There are lots of issues in the energy space that deserve some new analysis and examination in the context of what is now an energy world that is no longer like the 1970s,” says Secretary of Energy Ernest Moniz. Is he talking about climate change? No, he’s advocating the export of crude oil from the United States, which has been unlawful since the days of the Arab oil embargo.

I mention this not to argue the economic or strategic merits of exporting domestically produced crude. If we lived in a world where adding carbon to the atmosphere were safe, that debate would be sensible and necessary.

I mention it because it so profoundly misses the mark.

The important and overarching change in context from the 1970s is our carbon-filled atmosphere. The debate Moniz should be vigorously pushing is how to curtail human carbon emissions as fast as possible.

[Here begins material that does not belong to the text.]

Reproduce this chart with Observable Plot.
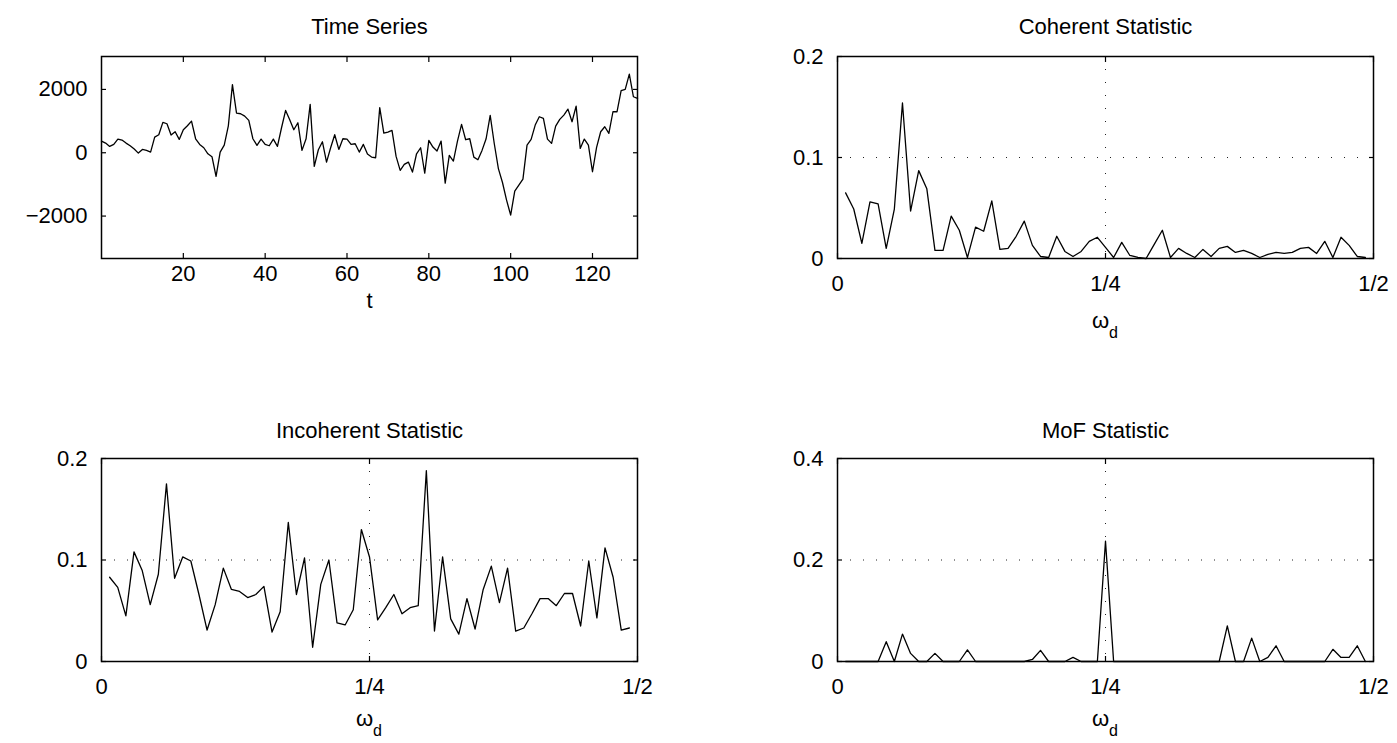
<!DOCTYPE html>
<html><head><meta charset="utf-8">
<script src="https://cdn.jsdelivr.net/npm/d3@7"></script>
<script src="https://cdn.jsdelivr.net/npm/@observablehq/plot@0.6"></script>
<style>
html,body{margin:0;padding:0;background:#fff;}
#root{position:relative;width:1397px;height:743px;overflow:hidden;background:#fff;}
.panel{position:absolute;}
</style></head><body><div id="root"></div>
<script>
// ---------- data ----------
const timeValues = [369,305,200,263,432,400,305,221,116,-11,105,74,21,495,569,958,916,558,663,421,
727,853,1000,442,263,158,-32,-126,-748,21,242,850,2150,1253,1232,1158,1021,442,232,432,
263,221,432,200,790,1337,1042,727,948,74,442,1527,-432,95,347,-295,158,569,105,442,
432,263,284,21,263,-40,-137,-158,1422,621,653,706,-116,-558,-369,-295,-611,-32,158,-642,
390,179,53,369,-958,-84,-263,369,895,411,442,-137,-221,74,442,1179,284,-500,-940,-1495,
-1969,-1211,-1021,-832,242,421,874,1137,1085,432,295,842,1053,1190,1379,979,1474,137,432,242,
-600,168,663,821,611,1295,1295,1959,2001,2485,1769,1716];
const coherentValues = [0.065,0.049,0.015,0.056,0.054,0.010,0.049,0.154,0.047,0.087,
0.069,0.008,0.008,0.042,0.028,0.001,0.031,0.027,0.057,0.009,
0.010,0.022,0.037,0.013,0.002,0.001,0.022,0.007,0.002,0.007,
0.017,0.021,0.011,0.001,0.016,0.003,0.001,0.000,0.014,0.028,
0.001,0.010,0.005,0.001,0.009,0.002,0.010,0.012,0.006,0.008,
0.005,0.001,0.004,0.006,0.005,0.006,0.010,0.011,0.005,0.017,
0.001,0.021,0.013,0.002,0.001];
const incoherentValues = [0.083,0.073,0.045,0.108,0.090,0.056,0.086,0.175,0.082,0.103,
0.099,0.066,0.031,0.056,0.092,0.071,0.069,0.063,0.066,0.074,
0.029,0.049,0.137,0.066,0.102,0.014,0.076,0.100,0.038,0.036,
0.051,0.130,0.103,0.041,0.053,0.066,0.047,0.053,0.055,0.188,
0.030,0.103,0.042,0.027,0.062,0.032,0.071,0.094,0.058,0.092,
0.030,0.033,0.047,0.062,0.062,0.055,0.067,0.067,0.035,0.099,
0.043,0.112,0.083,0.031,0.033];
const mofValues = [0,0,0,0,0,0.039,0,0.054,0.016,0,
0,0.016,0,0,0,0.023,0,0,0,0,
0,0,0,0.004,0.022,0,0,0,0.008,0,
0,0,0.237,0,0,0,0,0,0,0,
0,0,0,0,0,0,0,0.070,0,0,
0.046,0,0.008,0.031,0,0,0,0,0,0,
0.024,0.008,0.008,0.031,0];
const seriesLength = 132;           // frequencies are k / seriesLength
const timeTicksX = [20,40,60,80,100,120];
const timeTicksY = [-2000,0,2000];
const freqTicks = [0,0.25,0.5];
const freqTickLabels = ["0","1/4","1/2"];
const coherentTicksY = [0,0.1,0.2];
const incoherentTicksY = [0,0.1,0.2];
const mofTicksY = [0,0.2,0.4];
const titles = ["Time Series","Coherent Statistic","Incoherent Statistic","MoF Statistic"];

// ---------- helpers ----------
const FONT = "'Liberation Sans', Arial, Helvetica, sans-serif";
const root = document.getElementById("root");
const dotted = {stroke: "#222", strokeWidth: 1, strokeDasharray: "1,12"};

function freqRows(values) {
  return values.map((v, i) => ({f: (i + 1) / seriesLength, v}));
}
function fmtY(v) { return v === 0 ? "0" : String(v).replace("-", "\u2212"); }

function panel({left, top, width, height, mTop, mLeft, mBottom, mRight,
                xDomain, yDomain, xTicks, xFormat, xPad, yTicks, rows, xKey,
                gridX, gridY, title, titleDy, xlabel}) {
  const marks = [];
  if (gridY != null) marks.push(Plot.ruleY([gridY], dotted));
  if (gridX != null) marks.push(Plot.ruleX([gridX], dotted));
  marks.push(Plot.line(rows, {x: xKey, y: "v", stroke: "black", strokeWidth: 1.3}));
  marks.push(Plot.frame({stroke: "black", strokeWidth: 1.5}));
  marks.push(Plot.axisX(xTicks, {anchor: "bottom", tickSize: -5, tickPadding: xPad, tickFormat: xFormat, label: null, strokeWidth: 1.2}));
  marks.push(Plot.axisX(xTicks, {anchor: "top", tickSize: -5, fill: "none", label: null, strokeWidth: 1.2}));
  marks.push(Plot.axisY(yTicks, {anchor: "left", tickSize: -5, tickPadding: 19, tickFormat: fmtY, label: null, strokeWidth: 1.2}));
  marks.push(Plot.axisY(yTicks, {anchor: "right", tickSize: -5, fill: "none", label: null, strokeWidth: 1.2}));
  marks.push(Plot.text([title], {frameAnchor: "top", dy: titleDy, lineAnchor: "middle", fontSize: 22, fill: "black"}));
  if (xlabel === "t") {
    marks.push(Plot.text(["t"], {frameAnchor: "bottom", dy: 42, lineAnchor: "middle", fontSize: 22, fill: "black"}));
  } else {
    marks.push(Plot.text(["\u03c9"], {frameAnchor: "bottom", dy: xlabel.dy, dx: -5, lineAnchor: "middle", fontSize: 22, fill: "black"}));
    marks.push(Plot.text(["d"], {frameAnchor: "bottom", dy: xlabel.dy + 12, dx: 8, lineAnchor: "middle", fontSize: 16, fill: "black"}));
  }
  const svg = Plot.plot({
    width, height,
    marginTop: mTop, marginLeft: mLeft, marginBottom: mBottom, marginRight: mRight,
    x: {domain: xDomain, label: null},
    y: {domain: yDomain, label: null},
    style: {fontFamily: FONT, fontSize: "22px", color: "black", background: "white", overflow: "visible"},
    marks
  });
  svg.classList.add("panel");
  svg.style.left = left + "px";
  svg.style.top = top + "px";
  svg.style.position = "absolute";
  root.appendChild(svg);
}

const fracFormat = (d) => freqTickLabels[freqTicks.indexOf(d)];

// Time series
panel({left: 0, top: 0, width: 698, height: 371, mTop: 56, mLeft: 101, mBottom: 113, mRight: 61,
  xDomain: [0, 131], yDomain: [-3340, 3040], xTicks: timeTicksX, xFormat: d => String(d), xPad: 12,
  yTicks: timeTicksY, rows: timeValues.map((v, i) => ({t: i, v})), xKey: "t",
  title: titles[0], titleDy: -30, xlabel: "t"});

// Coherent
panel({left: 698, top: 0, width: 699, height: 371, mTop: 56, mLeft: 139, mBottom: 113, mRight: 24,
  xDomain: [0, 0.5], yDomain: [0, 0.2], xTicks: freqTicks, xFormat: fracFormat, xPad: 22,
  yTicks: coherentTicksY, rows: freqRows(coherentValues), xKey: "f",
  gridX: 0.25, gridY: 0.1, title: titles[1], titleDy: -30, xlabel: {dy: 62}});

// Incoherent
panel({left: 0, top: 371, width: 698, height: 372, mTop: 87, mLeft: 101, mBottom: 82, mRight: 61,
  xDomain: [0, 0.5], yDomain: [0, 0.2], xTicks: freqTicks, xFormat: fracFormat, xPad: 22,
  yTicks: incoherentTicksY, rows: freqRows(incoherentValues), xKey: "f",
  gridX: 0.25, gridY: 0.1, title: titles[2], titleDy: -28, xlabel: {dy: 57}});

// MoF
panel({left: 698, top: 371, width: 699, height: 372, mTop: 87, mLeft: 139, mBottom: 82, mRight: 24,
  xDomain: [0, 0.5], yDomain: [0, 0.4], xTicks: freqTicks, xFormat: fracFormat, xPad: 22,
  yTicks: mofTicksY, rows: freqRows(mofValues), xKey: "f",
  gridX: 0.25, gridY: 0.2, title: titles[3], titleDy: -28, xlabel: {dy: 57}});
</script>
</body></html>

Burning fossil fuels has become so culturally ingrained that we can’t question it, even though we know it’s insidiously destructive. More oil production from the Bakken and the Eagle Ford? What a boon!

I’m sure Moniz would insist he realizes the threat of climate change. But any action that challenges the status quo is viewed as a non-starter, if not subversive. Moniz could be asking, should we impose a carbon tax in part to discourage further fossil fuel development, and to encourage alternate forms of energy?

But that would provoke a harsh and overwhelming backlash from those who now benefit from fossil fuel use, which is pretty much everybody—although the reaction would be far more intense from those with a direct monetary interest in fossil fuels.

It’s very discouraging.

Here’s another symptom of our collective failure to acknowledge the real and radically different context of our every energy decision. I got a solicitation from the Climate Reality Project to attend climate change leadership training—in South Africa!

Yes, let’s jet a bunch of Americans 8,000-10,000 miles to Johannesburg to fight climate change. Couldn’t possibly get trained in our own country—where’s the caché in that?

If our climate change organizations champion the status quo of commoditized international pleasure travel, if they encourage fossil-fueled tourism to reduce fossil fuel use, if they can’t perceive the dissonance in that notion, then we may well be lost.